SC2 also includes a National Resource Network that can act as a “one-stop shop” for technical assistance for any local government across the nation. For localities with large deficits in their fiscal capacity, it features an Economic Visioning Challenge designed to help them develop and implement a comprehensive, 21st-century, globally competitive economic strategy for their region.
SC2 and the Partnership for Sustainable Communities share something in common: They provide communities with the expertise and partnerships necessary to ensure planning and reinvestment increases competitiveness and expands opportunity for the community as a whole.
The Choices We Face
Ultimately, whether it’s SC2, the Partnership for Sustainable Communities, the Rental Assistance Demonstration, or Choice Neighborhoods, we’ve demonstrated what’s possible when government is in the business of supporting local solutions that create real access to opportunity—to the good schools, safe streets, and decent jobs that every family needs. And for all the achievements I’ve outlined, that may well be our single biggest so far.

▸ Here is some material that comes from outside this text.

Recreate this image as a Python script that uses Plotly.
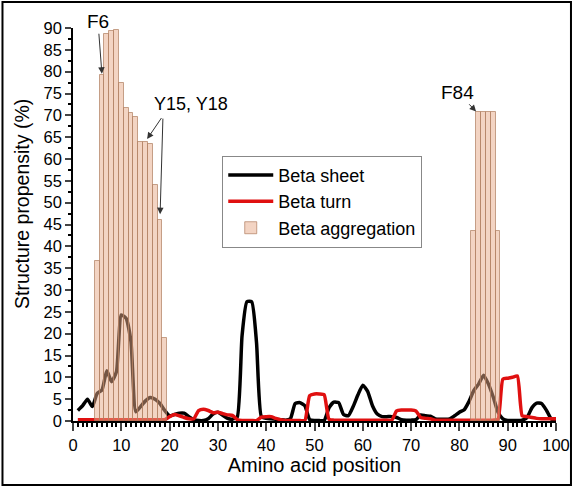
import plotly.graph_objects as go

positions = list(range(1, 101))

beta_sheet = [2.4, 3.5, 5.0, 3.3, 6.3, 7.1, 11.5, 9.0, 11.3, 24.3,
              23.5, 18.2, 2.1, 3.3, 4.6, 5.4, 5.0, 4.0, 2.4, 1.2,
              1.5, 1.8, 1.8, 1.0, 0.3, 0.1, 0.1, 0.5, 1.6, 2.0,
              1.3, 0.6, 0.4, 0.9, 19.5, 27.3, 27.3, 17.9, 1.0, 0.6,
              0.5, 0.4, 0.3, 0.2, 0.5, 4.0, 4.2, 3.5, 0.3, 0.1,
              0.1, 0.1, 3.0, 4.3, 4.2, 1.5, 1.2, 3.3, 6.0, 8.2,
              6.8, 3.5, 1.6, 1.0, 1.0, 1.0, 0.8, 0.3, 0.2, 0.2,
              0.3, 1.4, 1.2, 1.1, 0.5, 0.4, 0.4, 0.5, 1.2, 2.0,
              2.6, 4.5, 7.0, 8.5, 10.5, 8.5, 5.5, 2.0, 0.5, 0.1,
              0.1, 0.1, 0.2, 0.8, 3.0, 4.1, 4.0, 2.5, 0.5, 0.1]

beta_turn = [0.3] * 19 + [
    1.0, 1.5, 1.2, 0.8, 0.5, 0.5, 2.4, 2.7, 2.4, 1.9, 2.0,
    1.7, 1.4, 1.3, 0.3, 0.1, 0.1, 0.1, 0.1, 0.9, 1.0,
    1.0, 0.6, 0.3, 0.1, 0.1, 0.1, 0.1, 0.1, 5.8, 6.2,
    6.2, 6.0, 0.4, 0.2, 0.2, 0.2, 0.2, 0.2, 0.2, 0.2,
    0.2, 0.2, 0.2, 0.2, 0.2, 0.2, 2.3, 2.5, 2.5, 2.5,
    2.3, 0.8, 0.6, 0.5, 0.2, 0.2, 0.2, 0.2, 0.2, 0.2,
    0.2, 0.2, 0.2, 0.2, 0.2, 0.2, 0.2, 0.4, 9.6, 9.8,
    10.0, 10.3, 1.2, 1.0, 0.8, 0.6, 0.5, 0.5, 0.5, 0.5]

agg_positions = [5, 6, 7, 8, 9, 10, 11, 12, 13, 14, 15, 16, 17, 18, 19,
                 83, 84, 85, 86, 87, 88]
agg_values = [36.6, 79.3, 88.7, 89.2, 89.5, 77.4, 71.6, 70.5, 69.7, 64.0,
              64.0, 63.5, 54.0, 46.0, 18.9,
              43.6, 70.7, 70.7, 70.7, 70.7, 43.6]

x_ticks = list(range(0, 101, 10))
y_ticks = list(range(0, 91, 5))

FONT = "Liberation Sans, Arial, sans-serif"

fig = go.Figure()
fig.add_trace(go.Scatter(x=positions, y=beta_sheet, mode="lines", name="Beta sheet",
                         line=dict(color="black", width=3.5, shape="spline", smoothing=0.5)))
fig.add_trace(go.Scatter(x=positions, y=beta_turn, mode="lines", name="Beta turn",
                         line=dict(color="#e01010", width=3.5, shape="spline", smoothing=0.5)))
fig.add_trace(go.Bar(x=agg_positions, y=agg_values, name="Beta aggregation", width=1,
                     xaxis="x2", yaxis="y2",
                     marker=dict(color="rgba(232,170,135,0.5)",
                                 line=dict(color="rgba(175,125,95,0.7)", width=1))))

fig.update_layout(
    width=574, height=488,
    margin=dict(l=73, r=18, t=28, b=67, autoexpand=False),
    paper_bgcolor="white", plot_bgcolor="white",
    font=dict(family=FONT, size=16, color="black"),
    bargap=0,
    showlegend=True,
    legend=dict(x=0.309, y=0.675, xanchor="left", yanchor="top",
                bordercolor="#888", borderwidth=1, bgcolor="white",
                font=dict(size=18), tracegroupgap=0, itemwidth=45),
    xaxis=dict(range=[0, 100], tickvals=x_ticks, ticks="outside", ticklen=8, tickwidth=1.5,
               showline=True, linecolor="black", linewidth=1.5, showgrid=False, zeroline=False,
               tickfont=dict(size=16.5), automargin=False,
               minor=dict(dtick=1, ticks="outside", ticklen=4, tickcolor="black", showgrid=False),
               title=dict(text="Amino acid position", font=dict(size=20), standoff=2)),
    yaxis=dict(range=[0, 90], tickvals=y_ticks, ticks="outside", ticklen=6, tickwidth=1.5,
               showline=True, linecolor="black", linewidth=1.5, showgrid=False, zeroline=False,
               tickfont=dict(size=16.5), automargin=False,
               minor=dict(dtick=2.5, ticks="outside", ticklen=3, tickcolor="black", showgrid=False)),
    xaxis2=dict(range=[0, 100], overlaying="x", visible=False),
    yaxis2=dict(range=[0, 90], overlaying="y", visible=False),
)

# y-axis title (placed slightly above the axis centre as in the original)
fig.add_annotation(text="Structure propensity (%)", xref="paper", yref="paper",
                   x=(22 - 73) / 483, y=1 - (204 - 28) / 393, textangle=-90,
                   showarrow=False, font=dict(size=19.5), xanchor="center", yanchor="middle")

arrow_style = dict(showarrow=True, arrowhead=2, arrowsize=1.3, arrowwidth=1,
                   arrowcolor="#333", xref="x", yref="y")

fig.add_annotation(x=6, y=79.3, text="F6", ax=-4, ay=-53, font=dict(size=19), standoff=1, **arrow_style)
fig.add_annotation(x=83.6, y=70.7, text="F84", ax=-19, ay=-20, font=dict(size=19), standoff=1, **arrow_style)
fig.add_annotation(x=15, y=64, text="", ax=17, ay=-25, standoff=3, **arrow_style)
fig.add_annotation(x=18, y=46, text="", ax=3, ay=-103, standoff=6, **arrow_style)
fig.add_annotation(x=16.4, y=72.5, xref="x", yref="y", text="Y15, Y18", showarrow=False,
                   xanchor="left", yanchor="middle", font=dict(size=18))

# outer frame around the whole image
fig.add_shape(type="rect", xref="paper", yref="paper",
              x0=-0.146, x1=1.031, y0=-0.163, y1=1.066,
              line=dict(color="black", width=2))

fig.write_html("out.html")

Even still, community developers know this is just a beginning—a foothold for the kind of lasting change our communities need and that so many Americans have been fighting for.

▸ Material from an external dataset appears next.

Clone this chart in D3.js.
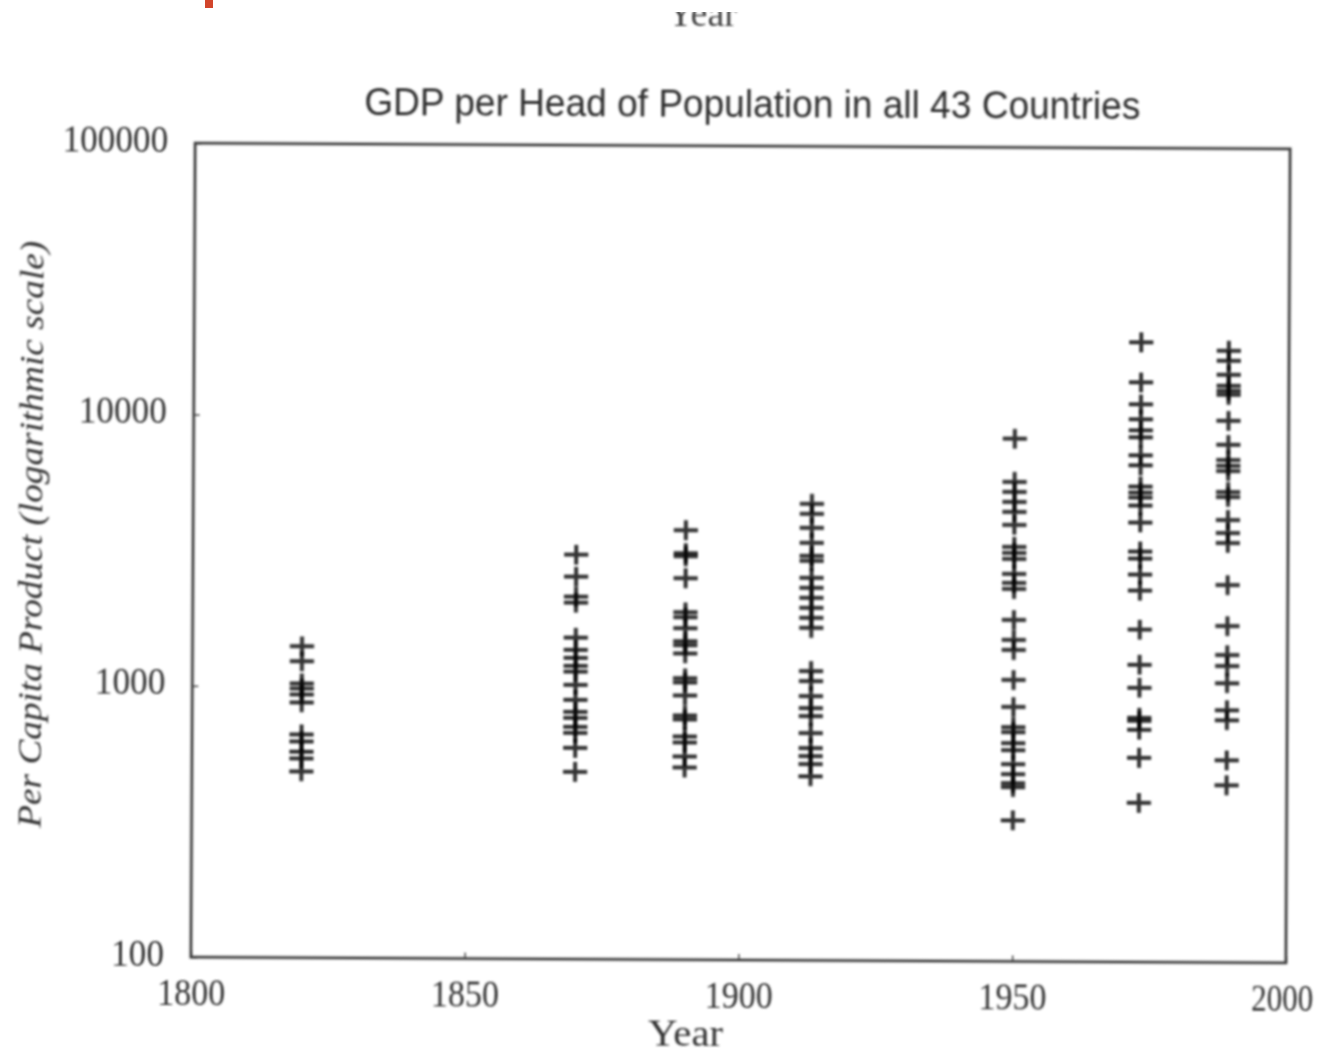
<!DOCTYPE html>
<html>
<head>
<meta charset="utf-8">
<script src="https://cdn.jsdelivr.net/npm/d3@7"></script>
<style>
  html, body { margin: 0; padding: 0; background: #fff; }
</style>
</head>
<body>
<div id="chart"></div>
<script>
// values (per capita GDP, one array per benchmark year)
const years = [1820, 1870, 1890, 1913, 1950, 1973, 1989];
const gdp1820 = [1405, 1237, 1026, 983, 934, 873, 665, 627, 575, 542, 486];
const gdp1870 = [3095, 2568, 2167, 2059, 1530, 1381, 1290, 1205, 1146, 1026, 903, 815, 775, 718, 682, 600, 490];
const gdp1890 = [3828, 3149, 3070, 2547, 1907, 1828, 1665, 1491, 1442, 1346, 1089, 1052, 942, 795, 768, 665, 632, 561, 511];
const gdp1913 = [4816, 4423, 3927, 3457, 3095, 2967, 2568, 2358, 2167, 1990, 1828, 1680, 1165, 1070, 942, 851, 795, 688, 606, 566, 529, 477];
const gdp1950 = [8437, 5855, 5378, 4939, 4538, 4064, 3370, 3203, 3043, 2680, 2482, 2358, 1813, 1530, 1405, 1089, 866, 730, 700, 637, 600, 533, 490, 454, 439, 331];
const gdp1973 = [19236, 13695, 11360, 10000, 9109, 8583, 7366, 6766, 5658, 5378, 5155, 4816, 4169, 3259, 3070, 2680, 2339, 1680, 1247, 1026, 795, 775, 718, 566, 386];
const gdp1989 = [17976, 16509, 14656, 13353, 12794, 12368, 9915, 8087, 7119, 6766, 6483, 5424, 5198, 4276, 3828, 3517, 2461, 1738, 1358, 1237, 1070, 851, 782, 556, 450];

const xTicks = [1800, 1850, 1900, 1950, 2000];
const yTicks = [100, 1000, 10000, 100000];

const title = "GDP per Head of Population in all 43 Countries";
const xLabel = "Year";
const yLabel = "Per Capita Product (logarithmic scale)";

const width = 1323, height = 1056;
const plotLeft = 193, plotRight = 1288, plotTop = 146, plotBottom = 960;

const series = [gdp1820, gdp1870, gdp1890, gdp1913, gdp1950, gdp1973, gdp1989];
const points = years.flatMap((yr, i) => series[i].map(v => ({year: yr, gdp: v})));

const svg = d3.select("#chart").append("svg")
    .attr("width", width)
    .attr("height", height)
    .attr("viewBox", [0, 0, width, height]);

// soft blur so it reads like the scanned page
const defs = svg.append("defs");
defs.append("filter")
    .attr("id", "scan")
    .attr("x", "-5%").attr("y", "-5%").attr("width", "110%").attr("height", "110%")
  .append("feGaussianBlur")
    .attr("stdDeviation", 0.9);

defs.append("clipPath").attr("id", "cut")
  .append("rect").attr("x", 0).attr("y", 12).attr("width", width).attr("height", 40);

// bits of the page above the chart
svg.append("rect")
    .attr("x", 205).attr("y", 0).attr("width", 8).attr("height", 8)
    .attr("fill", "#d2452b");

svg.append("g").attr("clip-path", "url(#cut)")
  .append("text")
    .attr("x", 702).attr("y", 26)
    .attr("text-anchor", "middle")
    .attr("font-family", "Liberation Serif")
    .attr("font-size", 38)
    .attr("fill", "#444")
    .attr("filter", "url(#scan)")
    .text(xLabel);

// the scan is a little bit rotated
const g = svg.append("g")
    .attr("filter", "url(#scan)")
    .attr("transform", `rotate(0.3 ${(plotLeft + plotRight) / 2} ${(plotTop + plotBottom) / 2})`);

const x = d3.scaleLinear().domain([1800, 2000]).range([plotLeft, plotRight]);
const y = d3.scaleLog().domain([100, 100000]).range([plotBottom, plotTop]);

// x axis, ticks pointing inward
g.append("g")
    .attr("transform", `translate(0,${plotBottom})`)
    .call(d3.axisBottom(x).tickValues(xTicks).tickFormat(d3.format("d")).tickSize(-6).tickSizeOuter(0))
    .call(a => a.select(".domain").remove())
    .call(a => a.selectAll("line").attr("stroke", "#555").attr("stroke-width", 1.6))
    .call(a => a.selectAll("text")
        .attr("y", 48).attr("dy", 0)
        .attr("dx", d => d === 2000 ? -4 : 0)
        .attr("font-family", "Liberation Serif")
        .attr("font-size", 37)
        .attr("fill", "#333")
        .attr("textLength", d => d === 2000 ? 62 : 68)
        .attr("lengthAdjust", "spacingAndGlyphs"));

// y axis
g.append("g")
    .attr("transform", `translate(${plotLeft},0)`)
    .call(d3.axisLeft(y).tickValues(yTicks).tickFormat(d3.format("d")).tickSize(-6).tickSizeOuter(0).tickPadding(27))
    .call(a => a.select(".domain").remove())
    .call(a => a.selectAll("line").attr("stroke", "#555").attr("stroke-width", 1.6))
    .call(a => a.selectAll("text")
        .attr("dy", "0.22em")
        .attr("font-family", "Liberation Serif")
        .attr("font-size", 37)
        .attr("fill", "#333")
        .attr("textLength", d => String(d).length * 17.6)
        .attr("lengthAdjust", "spacingAndGlyphs"));

// frame
g.append("rect")
    .attr("x", plotLeft).attr("y", plotTop)
    .attr("width", plotRight - plotLeft).attr("height", plotBottom - plotTop)
    .attr("fill", "none")
    .attr("stroke", "#3c3c3c")
    .attr("stroke-width", 2.8);

// plus markers, wider than tall like the original
const plus = {
  draw(ctx, size) {
    const w = size * 0.55, h = size * 0.45;
    ctx.moveTo(-w, 0); ctx.lineTo(w, 0);
    ctx.moveTo(0, -h); ctx.lineTo(0, h);
  }
};

g.append("g")
  .selectAll("path")
  .data(points)
  .join("path")
    .attr("transform", d => `translate(${x(d.year)},${y(d.gdp)})`)
    .attr("d", d3.symbol(plus, 22))
    .attr("fill", "none")
    .attr("stroke", "#000")
    .attr("stroke-opacity", 0.8)
    .attr("stroke-width", 4);

// titles
g.append("text")
    .attr("x", 750).attr("y", 117)
    .attr("text-anchor", "middle")
    .attr("font-family", "Liberation Sans")
    .attr("font-size", 38)
    .attr("fill", "#2e2e2e")
    .attr("textLength", 776)
    .attr("lengthAdjust", "spacingAndGlyphs")
    .text(title);

g.append("text")
    .attr("x", 688).attr("y", 1046)
    .attr("text-anchor", "middle")
    .attr("font-family", "Liberation Serif")
    .attr("font-size", 38)
    .attr("fill", "#333")
    .attr("textLength", 75)
    .attr("lengthAdjust", "spacingAndGlyphs")
    .text(xLabel);

g.append("text")
    .attr("transform", "translate(42,538) rotate(-90)")
    .attr("text-anchor", "middle")
    .attr("font-family", "Liberation Serif")
    .attr("font-style", "italic")
    .attr("font-size", 33)
    .attr("fill", "#333")
    .attr("textLength", 587)
    .attr("lengthAdjust", "spacingAndGlyphs")
    .text(yLabel);
</script>
</body>
</html>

To cement this change for the future, we need every dollar across government to be working together toward helping communities realize their own visions for success and economic growth. In so doing, we can create an economy where hard work and responsibility are rewarded—at the same time we make America more competitive for the decades to come.
That’s why the budget debate in Washington isn’t about whether we should create jobs faster or grow the economy.
It’s about how to do that—and what will work.
Do we support communities’ ability to work together to attract jobs—or pit them against one other? Do we invite the local businesses and private sector partners who have a stake in preserving public housing for generations to come to help do so—or shut those partners out? Do we assist cities with tremendous assets but enormous capacity gaps—or let them fend for themselves? Do we expand on the success of the Neighborhood Stabilization Program and create another 200,000 jobs through Project Rebuild—or allow the abandonment in our hardest-hit neighborhoods to spread?
In many ways, the choice before us in the debate between the President’s budget and the Congressional Republican budget is even more basic:
Do we return to the same top-down policies that got us into this economic crisis—or build an economy based on local decision-making and a strong and secure middle class? Do we settle for a country where a shrinking number of people do really well, while more Americans barely get by—or build a nation where everyone gets a fair shot, does their fair share, and plays by the same rules? Do we create an economy built on speculation and phony profits—or on partnership, opportunity, and shared prosperity?
What’s at stake isn’t Democratic or Republican values. It’s American values—values we all stand for—and we need to reclaim them.
By building on the platform we’ve created these past three-and-a-half years—and by continuing to demonstrate how smart government at the federal level can support and unlock innovation at the local level—we can reclaim them. And with the help of community partners across the country, we will.
Shaun Donovan is secretary of the U.S. Department of Housing and Urban Development.